Prompt
Extract word for word the lines of the listing from its start to the line holding "(preptitle) at (275,32)", both ends kept; pictures are not part of the copy.

Recorded information
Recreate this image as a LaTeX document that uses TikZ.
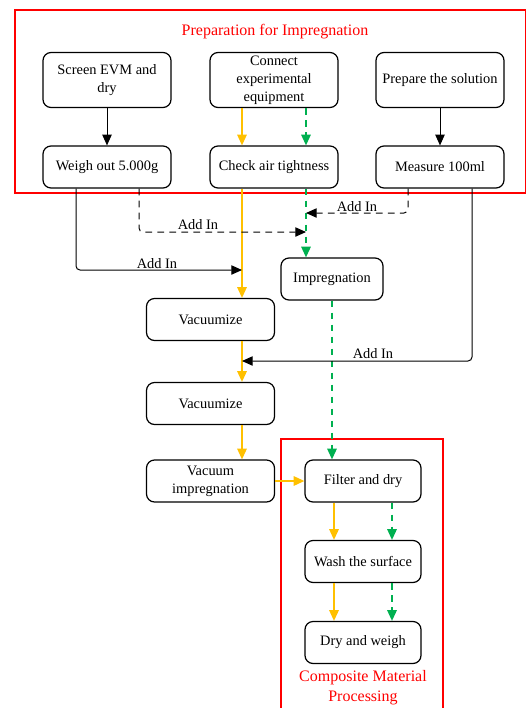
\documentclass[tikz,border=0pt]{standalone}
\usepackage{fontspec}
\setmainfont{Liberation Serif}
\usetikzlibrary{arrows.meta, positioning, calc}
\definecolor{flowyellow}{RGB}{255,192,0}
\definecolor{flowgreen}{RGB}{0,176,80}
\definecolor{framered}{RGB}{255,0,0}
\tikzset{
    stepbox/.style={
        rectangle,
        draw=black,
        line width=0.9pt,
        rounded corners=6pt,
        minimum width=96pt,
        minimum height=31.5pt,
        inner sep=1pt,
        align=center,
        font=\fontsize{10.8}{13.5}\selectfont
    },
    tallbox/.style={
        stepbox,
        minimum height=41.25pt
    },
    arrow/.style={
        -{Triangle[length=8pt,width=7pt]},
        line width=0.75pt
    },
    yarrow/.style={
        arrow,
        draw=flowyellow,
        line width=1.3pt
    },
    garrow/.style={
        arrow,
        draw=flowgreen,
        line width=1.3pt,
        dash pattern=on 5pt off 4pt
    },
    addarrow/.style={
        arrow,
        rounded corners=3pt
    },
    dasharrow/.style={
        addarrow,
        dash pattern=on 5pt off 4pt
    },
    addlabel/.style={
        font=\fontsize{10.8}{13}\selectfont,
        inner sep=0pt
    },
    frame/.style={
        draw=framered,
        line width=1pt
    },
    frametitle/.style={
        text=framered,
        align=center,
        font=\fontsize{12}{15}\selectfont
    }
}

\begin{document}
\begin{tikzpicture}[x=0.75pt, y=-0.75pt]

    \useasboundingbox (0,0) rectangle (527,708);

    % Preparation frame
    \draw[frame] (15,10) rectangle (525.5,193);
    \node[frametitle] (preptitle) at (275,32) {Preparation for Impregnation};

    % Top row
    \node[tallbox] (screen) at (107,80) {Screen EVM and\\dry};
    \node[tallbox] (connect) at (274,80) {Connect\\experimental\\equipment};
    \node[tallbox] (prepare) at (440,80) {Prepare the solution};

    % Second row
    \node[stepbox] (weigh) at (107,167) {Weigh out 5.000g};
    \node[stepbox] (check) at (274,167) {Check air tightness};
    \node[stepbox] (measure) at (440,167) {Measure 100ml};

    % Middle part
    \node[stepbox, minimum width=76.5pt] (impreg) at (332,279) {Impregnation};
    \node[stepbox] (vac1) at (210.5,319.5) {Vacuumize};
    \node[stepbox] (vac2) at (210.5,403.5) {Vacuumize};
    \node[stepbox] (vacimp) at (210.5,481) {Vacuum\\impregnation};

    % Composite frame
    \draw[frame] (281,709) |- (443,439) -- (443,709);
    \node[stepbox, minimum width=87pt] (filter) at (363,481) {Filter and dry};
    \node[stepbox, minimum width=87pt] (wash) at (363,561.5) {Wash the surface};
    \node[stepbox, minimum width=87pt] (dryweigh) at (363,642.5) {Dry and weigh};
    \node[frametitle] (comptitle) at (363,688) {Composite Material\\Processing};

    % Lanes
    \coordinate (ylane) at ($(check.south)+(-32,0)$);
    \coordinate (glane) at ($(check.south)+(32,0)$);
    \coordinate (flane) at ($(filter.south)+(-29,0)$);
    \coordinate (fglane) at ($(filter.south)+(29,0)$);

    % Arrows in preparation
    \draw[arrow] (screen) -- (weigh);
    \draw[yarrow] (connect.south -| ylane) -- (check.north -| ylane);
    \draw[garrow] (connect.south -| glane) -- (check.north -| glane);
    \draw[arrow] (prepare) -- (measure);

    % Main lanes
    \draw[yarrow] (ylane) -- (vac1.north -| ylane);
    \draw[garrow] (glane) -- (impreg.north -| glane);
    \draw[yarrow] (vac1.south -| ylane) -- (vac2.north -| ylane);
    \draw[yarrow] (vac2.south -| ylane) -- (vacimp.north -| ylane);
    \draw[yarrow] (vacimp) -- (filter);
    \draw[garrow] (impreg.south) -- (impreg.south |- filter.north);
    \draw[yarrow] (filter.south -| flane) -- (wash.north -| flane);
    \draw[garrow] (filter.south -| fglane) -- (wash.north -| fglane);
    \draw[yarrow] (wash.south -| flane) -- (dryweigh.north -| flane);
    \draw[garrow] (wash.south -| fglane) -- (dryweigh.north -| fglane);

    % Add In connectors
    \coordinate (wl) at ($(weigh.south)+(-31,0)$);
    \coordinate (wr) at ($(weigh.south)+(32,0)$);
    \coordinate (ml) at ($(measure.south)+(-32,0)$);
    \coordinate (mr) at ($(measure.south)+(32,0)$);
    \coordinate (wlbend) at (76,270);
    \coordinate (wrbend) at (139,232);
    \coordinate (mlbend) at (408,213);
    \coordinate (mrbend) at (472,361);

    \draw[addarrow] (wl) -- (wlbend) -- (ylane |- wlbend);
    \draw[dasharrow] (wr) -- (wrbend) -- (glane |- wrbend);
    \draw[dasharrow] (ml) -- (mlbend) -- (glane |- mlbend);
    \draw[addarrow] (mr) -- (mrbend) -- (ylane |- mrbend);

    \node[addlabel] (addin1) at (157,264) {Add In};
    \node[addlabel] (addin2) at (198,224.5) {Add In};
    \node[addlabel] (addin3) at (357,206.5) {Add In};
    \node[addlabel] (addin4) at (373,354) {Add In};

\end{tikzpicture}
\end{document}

The response
Recreate this image as a LaTeX document that uses TikZ.
\documentclass[tikz,border=0pt]{standalone}
\usepackage{fontspec}
\setmainfont{Liberation Serif}
\usetikzlibrary{arrows.meta, positioning, calc}
\definecolor{flowyellow}{RGB}{255,192,0}
\definecolor{flowgreen}{RGB}{0,176,80}
\definecolor{framered}{RGB}{255,0,0}
\tikzset{
    stepbox/.style={
        rectangle,
        draw=black,
        line width=0.9pt,
        rounded corners=6pt,
        minimum width=96pt,
        minimum height=31.5pt,
        inner sep=1pt,
        align=center,
        font=\fontsize{10.8}{13.5}\selectfont
    },
    tallbox/.style={
        stepbox,
        minimum height=41.25pt
    },
    arrow/.style={
        -{Triangle[length=8pt,width=7pt]},
        line width=0.75pt
    },
    yarrow/.style={
        arrow,
        draw=flowyellow,
        line width=1.3pt
    },
    garrow/.style={
        arrow,
        draw=flowgreen,
        line width=1.3pt,
        dash pattern=on 5pt off 4pt
    },
    addarrow/.style={
        arrow,
        rounded corners=3pt
    },
    dasharrow/.style={
        addarrow,
        dash pattern=on 5pt off 4pt
    },
    addlabel/.style={
        font=\fontsize{10.8}{13}\selectfont,
        inner sep=0pt
    },
    frame/.style={
        draw=framered,
        line width=1pt
    },
    frametitle/.style={
        text=framered,
        align=center,
        font=\fontsize{12}{15}\selectfont
    }
}

\begin{document}
\begin{tikzpicture}[x=0.75pt, y=-0.75pt]

    \useasboundingbox (0,0) rectangle (527,708);

    % Preparation frame
    \draw[frame] (15,10) rectangle (525.5,193);
    \node[frametitle] (preptitle) at (275,32) {Preparation for Impregnation};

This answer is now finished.